Why doesn't Educational Testing Service proudly advertise everywhere that they are a (501)(c)(3)? That they are a charity? That our tax dollars are underwriting their nefarious anti-educational machinations? Why is their address "Princeton" New Jersey? So that people will hopefully confuse them with Princeton University? Why not have a Newark or Hoboken New Jersey address? And why are they called "Educational Testing Service"? Why not: "Academic Standardized Testing Corporation"? Academic Standardized Testing Corporation (ASTC) Newark New Jersey (501)(c)(3)

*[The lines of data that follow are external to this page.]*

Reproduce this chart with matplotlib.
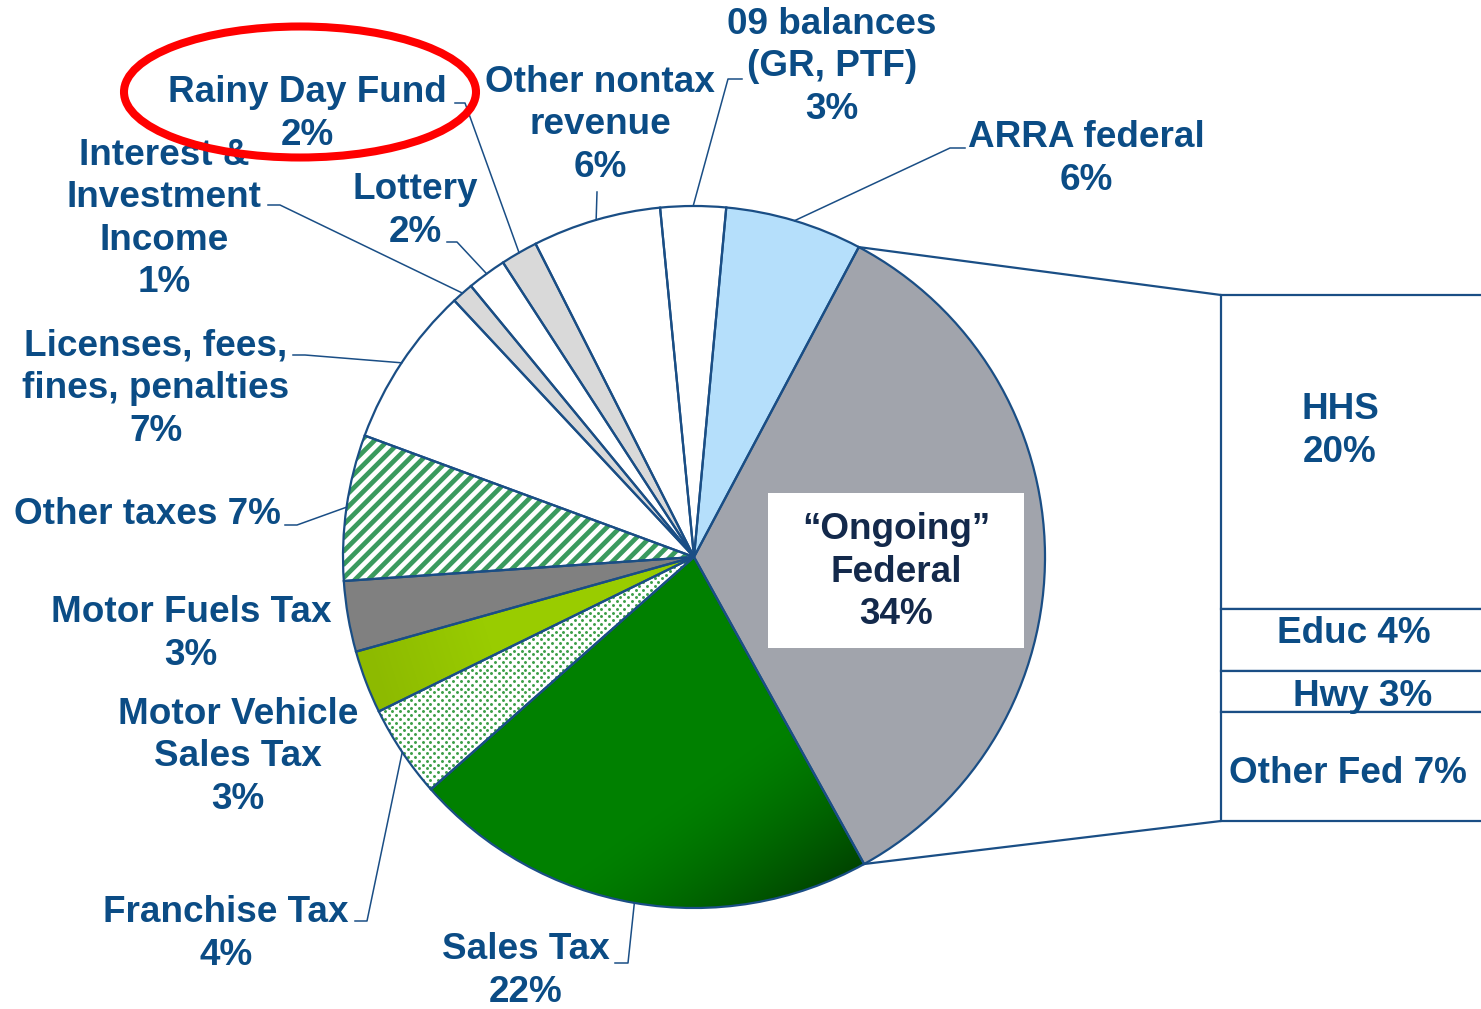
import numpy as np
import matplotlib.pyplot as plt
from matplotlib.patches import Ellipse, Rectangle
from matplotlib.collections import LineCollection
from matplotlib.colors import to_rgb

plt.rcParams['font.family'] = ['Liberation Sans', 'DejaVu Sans']
plt.rcParams['font.weight'] = 'bold'

# revenue sources (percent of total), clockwise from "Ongoing" Federal
sources = ['\u201cOngoing\u201d\nFederal', 'Sales Tax', 'Franchise Tax', 'Motor Vehicle\nSales Tax',
           'Motor Fuels Tax', 'Other taxes', 'Licenses, fees,\nfines, penalties',
           'Interest &\nInvestment\nIncome', 'Lottery', 'Rainy Day Fund', 'Other nontax\nrevenue',
           '09 balances\n(GR, PTF)', 'ARRA federal']
shares = [34.1, 21.5, 4.25, 2.9, 3.25, 6.7, 7.4, 1.0, 1.8, 1.7, 5.9, 3.0, 6.3]

# breakdown of the ongoing federal slice
fed_parts = ['HHS', 'Educ', 'Hwy', 'Other Fed']
fed_shares = [20.3, 4.0, 2.65, 7.05]

TEXT = '#0B4C85'
EDGE = '#1A4E85'
FS = 26.6
LS = 1.28
colors = ['#A1A4AC', '#008000', 'white', '#99CC00', '#808080', 'white', 'white',
          '#D9D9D9', 'white', '#D9D9D9', 'white', 'white', '#B5DFFB']

CX, CY, R = 694, 557, 351
W, H = 1481, 1009

fig = plt.figure(figsize=(W / 100, H / 100), dpi=100)
ax = fig.add_axes([0, 0, 1, 1])

wedges, _ = ax.pie(shares, colors=colors, center=(CX, CY), radius=R, startangle=-62.0,
                   counterclock=True, wedgeprops=dict(linewidth=0, zorder=1))


def shade(w, c0, c1, direction, s0, s1, power=1.3):
    yy, xx = np.mgrid[CY - R:CY + R:1.0, CX - R:CX + R:1.0]
    s = (xx - CX) * direction[0] + (yy - CY) * direction[1]
    t = np.clip((s - s0) / (s1 - s0), 0, 1)[..., None] ** power
    img = np.array(to_rgb(c0)) * (1 - t) + np.array(to_rgb(c1)) * t
    im = ax.imshow(img, extent=(CX - R, CX + R, CY + R, CY - R), origin='upper',
                   interpolation='bilinear', aspect='auto', zorder=1.5)
    im.set_clip_path(w)


# sales tax: dark toward the lower right
shade(wedges[1], '#008000', '#004000', (0.57, 0.82), 190, 355, power=1.4)
# motor vehicle: slightly darker on the outside
shade(wedges[3], '#99CC00', '#8DBA00', (-0.95, 0.3), 220, 340, power=1.0)

# other taxes: green diagonal stripes
period = 13.3
segs = []
for c in np.arange(CX + CY - 2 * R, CX + CY + 2 * R, period):
    segs.append([(CX - R, c - (CX - R)), (CX + R, c - (CX + R))])
stripes = LineCollection(segs, colors='#3A9A5E', linewidths=3.4, zorder=1.6)
ax.add_collection(stripes)
stripes.set_clip_path(wedges[5])

# franchise tax: green dots
gx, gy = [], []
for j, y in enumerate(np.arange(CY - R, CY + R, 3.8)):
    xs = np.arange(CX - R + (j % 2) * 3.8, CX + R, 7.6)
    gx.extend(xs)
    gy.extend([y] * len(xs))
dots = ax.scatter(gx, gy, s=4.5, c='#3C9F48', linewidths=0, zorder=1.6)
dots.set_clip_path(wedges[2])

# slice outlines on top
ax.pie(shares, center=(CX, CY), radius=R, startangle=-62.0, counterclock=True,
       wedgeprops=dict(fill=False, edgecolor=EDGE, linewidth=1.6, zorder=2))


def edge_pt(w):
    th = np.deg2rad((w.theta1 + w.theta2) / 2)
    return CX + R * np.cos(th), CY + R * np.sin(th)


# label layout: centre of text block, separator, leader start points
layout = {
    1: ((526, 971), '\n', [(615, 963), (628, 963)]),
    2: ((226, 934), '\n', [(355, 921), (367, 921)]),
    3: ((238, 757), '\n', None),
    4: ((191, 634), '\n', None),
    5: ((147, 514), ' ', [(285, 525), (297, 525)]),
    6: ((156, 389), '\n', [(293, 355), (305, 355)]),
    7: ((164, 219), '\n', [(268, 205), (280, 205)]),
    8: ((415, 211), '\n', [(447, 242), (457, 242)]),
    9: ((307, 114), '\n', [(455, 103), (465, 103)]),
    10: ((600, 125), '\n', [(597, 192)]),
    11: ((832, 67), '\n', [(742, 79), (728, 79)]),
    12: ((1086, 159), '\n', [(965, 148), (950, 148)]),
}
for i, ((tx, ty), sep, lead) in layout.items():
    ax.text(tx, ty, f'{sources[i]}{sep}{round(shares[i])}%', ha='center', va='center',
            fontsize=FS, color=TEXT, linespacing=LS, zorder=4)
    if lead:
        pts = lead + [edge_pt(wedges[i])]
        ax.plot([p[0] for p in pts], [p[1] for p in pts], color=EDGE, lw=1.1, zorder=3)

# federal label box
ax.add_patch(Rectangle((768, 493), 256, 155, facecolor='white', edgecolor='none', zorder=3))
ax.text(896, 572, f'{sources[0]}\n{round(shares[0])}%', ha='center', va='center',
        fontsize=FS, color='#13294B', linespacing=LS, zorder=4)

# bar of pie for the federal slice
BAR_X, BAR_TOP, BAR_H = 1221, 295, 526
scale = BAR_H / sum(fed_shares)
heights = np.array(fed_shares) * scale
bottoms = BAR_TOP + np.concatenate([[0], np.cumsum(heights)[:-1]])
ax.bar(BAR_X, heights, width=330, bottom=bottoms, align='edge', color='white',
       edgecolor=EDGE, linewidth=1.6, zorder=2)
fed_x = [1340, 1354, 1363, 1348]
fed_dy = [-21, -6, 5, 7]
for k in range(len(fed_parts)):
    label = f'{fed_parts[k]}\n{round(fed_shares[k])}%' if k == 0 else f'{fed_parts[k]} {round(fed_shares[k])}%'
    ax.text(fed_x[k], bottoms[k] + heights[k] / 2 + fed_dy[k], label, ha='center', va='center',
            fontsize=FS, color=TEXT, linespacing=LS, zorder=4)

# connectors from the federal slice to the bar
fw = wedges[0]
for th, by in [(fw.theta1, BAR_TOP), (fw.theta2, BAR_TOP + BAR_H)]:
    t = np.deg2rad(th)
    ax.plot([CX + R * np.cos(t), BAR_X], [CY + R * np.sin(t), by], color=EDGE, lw=1.6, zorder=2)

# highlight
ax.add_patch(Ellipse((300, 92), 352, 131, fill=False, edgecolor='#FF0000', lw=5.8, zorder=5))

ax.set_xlim(0, W)
ax.set_ylim(H, 0)
ax.set_aspect('auto')
ax.axis('off')
fig.savefig('out.png', dpi=100, facecolor='white')
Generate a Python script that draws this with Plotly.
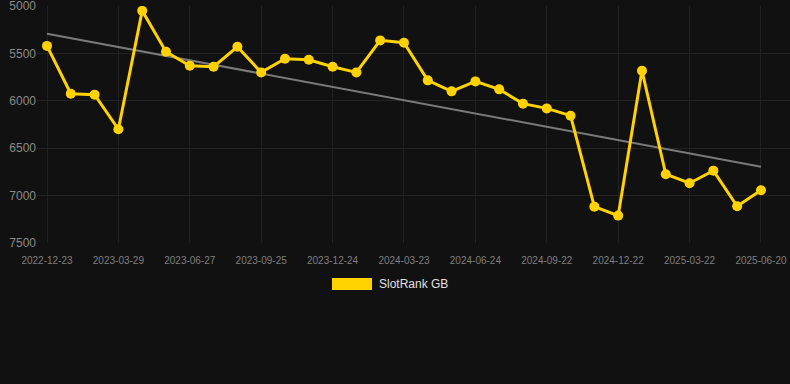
import numpy as np
import plotly.graph_objects as go

dates = ["2022-12-23", "2023-01-24", "2023-02-25", "2023-03-29", "2023-04-28", "2023-05-28",
         "2023-06-27", "2023-07-27", "2023-08-26", "2023-09-25", "2023-10-25", "2023-11-24",
         "2023-12-24", "2024-01-23", "2024-02-22", "2024-03-23", "2024-04-24", "2024-05-25",
         "2024-06-24", "2024-07-24", "2024-08-23", "2024-09-22", "2024-10-22", "2024-11-21",
         "2024-12-22", "2025-01-21", "2025-02-20", "2025-03-22", "2025-04-21", "2025-05-21",
         "2025-06-20"]
ranks = [5420, 5925, 5935, 6300, 5050, 5482, 5630, 5640, 5430, 5700, 5556, 5566,
         5640, 5700, 5362, 5387, 5784, 5900, 5795, 5879, 6030, 6080, 6157, 7117,
         7212, 5682, 6775, 6870, 6737, 7113, 6944]
tick_dates = dates[::3]
y_ticks = [5000, 5500, 6000, 6500, 7000, 7500]
series_name = "SlotRank GB"

idx = np.arange(len(ranks))
slope, intercept = np.polyfit(idx, ranks, 1)
trend = slope * idx + intercept

fig = go.Figure()
fig.add_trace(go.Scatter(
    x=dates, y=trend, mode="lines",
    line=dict(color="#7a7a7a", width=2), hoverinfo="skip", showlegend=False))
fig.add_trace(go.Scatter(
    x=dates, y=ranks, mode="lines+markers", name=series_name,
    line=dict(color="#FFD200", width=3),
    marker=dict(color="#FFD200", size=10), showlegend=False))

fig.update_layout(
    width=790, height=384,
    paper_bgcolor="#111111", plot_bgcolor="#111111",
    margin=dict(l=37, r=0, t=6, b=141),
    font=dict(family="Liberation Sans, Arial, sans-serif", color="#8a8a8a"),
    xaxis=dict(type="category", range=[-0.42, 31.22], tickmode="array",
               tickvals=tick_dates, ticktext=tick_dates,
               showgrid=True, gridcolor="#222222", gridwidth=1,
               zeroline=False, showline=False, ticks="",
               ticklabelstandoff=10, ticklabeloverflow="allow",
               tickfont=dict(size=10, color="#7f7f7f")),
    yaxis=dict(range=[7501, 4999], tickmode="array", tickvals=y_ticks,
               showgrid=True, gridcolor="#232323", gridwidth=1,
               zeroline=False, showline=False, ticks="",
               ticklabeloverflow="allow",
               tickfont=dict(size=12, color="#8a8a8a")),
    shapes=[dict(type="rect", xref="paper", yref="paper",
                 x0=(332 - 37) / 753, x1=(372 - 37) / 753,
                 y0=-(290 - 243) / 237, y1=-(278 - 243) / 237,
                 fillcolor="#FFD200", line=dict(width=0))],
    annotations=[dict(text=series_name, xref="paper", yref="paper",
                      x=(377 - 37) / 753, y=-(284 - 243) / 237,
                      xanchor="left", yanchor="middle", showarrow=False,
                      font=dict(size=12, color="#e0e0e0"))],
)

fig.write_html("out.html", config={"displayModeBar": False},
               post_script="document.body.style.margin='0';document.body.style.background='#111111';")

Dear teach, if you really, really, really need to test me to keep from killing yourself, here's how to do it: Ask the question, so I know what you're up to. Give me the goddamned answer book, or, if you don't have one, give me a comprehensive memory dump of everything in your little head that might possibly be related to the question you want to ask. Test me on my ability to genetically reconstruct the path from the question to the answer, or if I find that not possible, for me to provide you with a rational explanation for why I can not do it, including, if appropriate, a list of the resources which, if I had them, would enable me to provide that. Let us call this: "meta-analysis of the problem space". Do you understand? Or are you too dense? Two principles for "assignments"
Even better, you could respectfully discuss with me and tell me what you are trying to accomplish, and see if we can work out a mutually satisfactory resolution to your problem, which is not the problems on the test, but the problem why you are giving me the test in the first place. What is your problem? Perhaps you can learn something from this discussion, maybe even learn something about yourself.
Answers to test: Sargon II, Sennacherib, Esarhaddon, Ashurbanipal, Ashur-etil-ilani, Sinsharishkun, Sin-shumu-lishir, Ashur-uballit II.